ME’s head of home loans Patrick Nolan says rentvesting can give investors more options.
“As an investor, you have complete freedom of choice, within financial constraints, about where to buy,” Mr Nolan said.
“Your property doesn’t need to be close to work or family, so you can consider more affordable suburbs where you may not choose to live. Yet, these locations may still benefit from rising property values.
“So far, so good. But where will you live? That’s where the ‘rent’ part comes in. Renting is sometimes cheaper than owning in a given suburb, and as a tenant you’re free to select a neighbourhood that meets your lifestyle preferences.”
Mr Nolan said a rentvestor’s rental income helps to cover the costs of an investment property, with the shortfall between rent and ongoing expenses claimable during tax time.
“This is what ‘negative gearing’ is all about, and it can also mean saving tax on your regular wage or salary – money that can go towards paying rent on the place you live in,” he said.

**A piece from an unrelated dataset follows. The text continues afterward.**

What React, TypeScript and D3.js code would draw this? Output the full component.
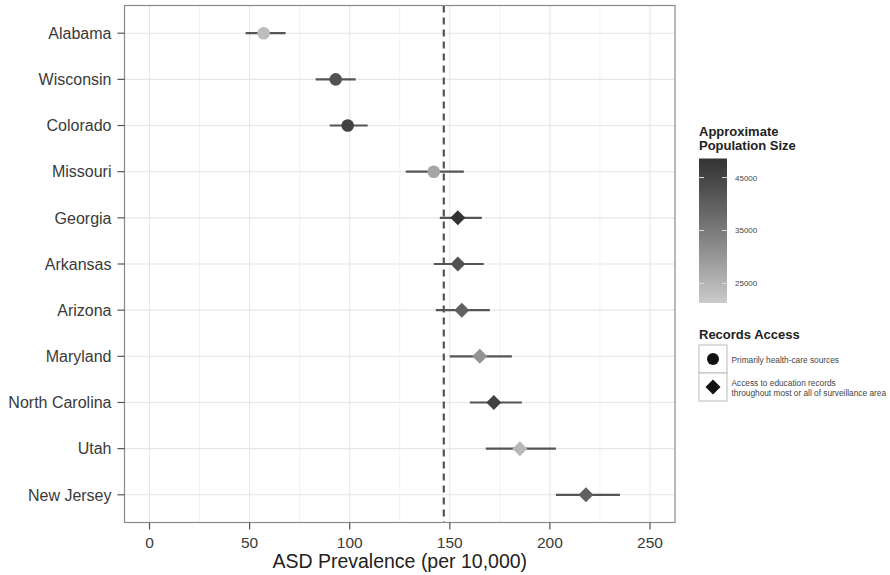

Furthermore, increases in investment property value can be used to buy a home in the future, and not just with the sale of the property, as some lenders may accept equity from a property as a deposit.
However, Mr Nolan warned rentvesting does have some costs attached.
“As a tenant, you won’t face maintenance costs on the place you live in. They’re the landlord’s responsibility. But as a rentvestor, you will be responsible for the upkeep of your own rental property,” he said.
Mr Nolan said rentvestors also need to be on top of ongoing expenses, such as insurance, rates and repairs, but these expenses may be claimed on tax.
The most important cost for rentvestors to consider is capital gains tax.
“Unlike an owner-occupied home, which is tax free, any profit you make on the sale of a rental place can be taxed,” Mr Nolan said.
“Knowing if rentvestment is the right choice for you can come down to crunching the numbers. But if it is, it can be a way to enjoy a slice of property market gains while still living in your preferred suburb.”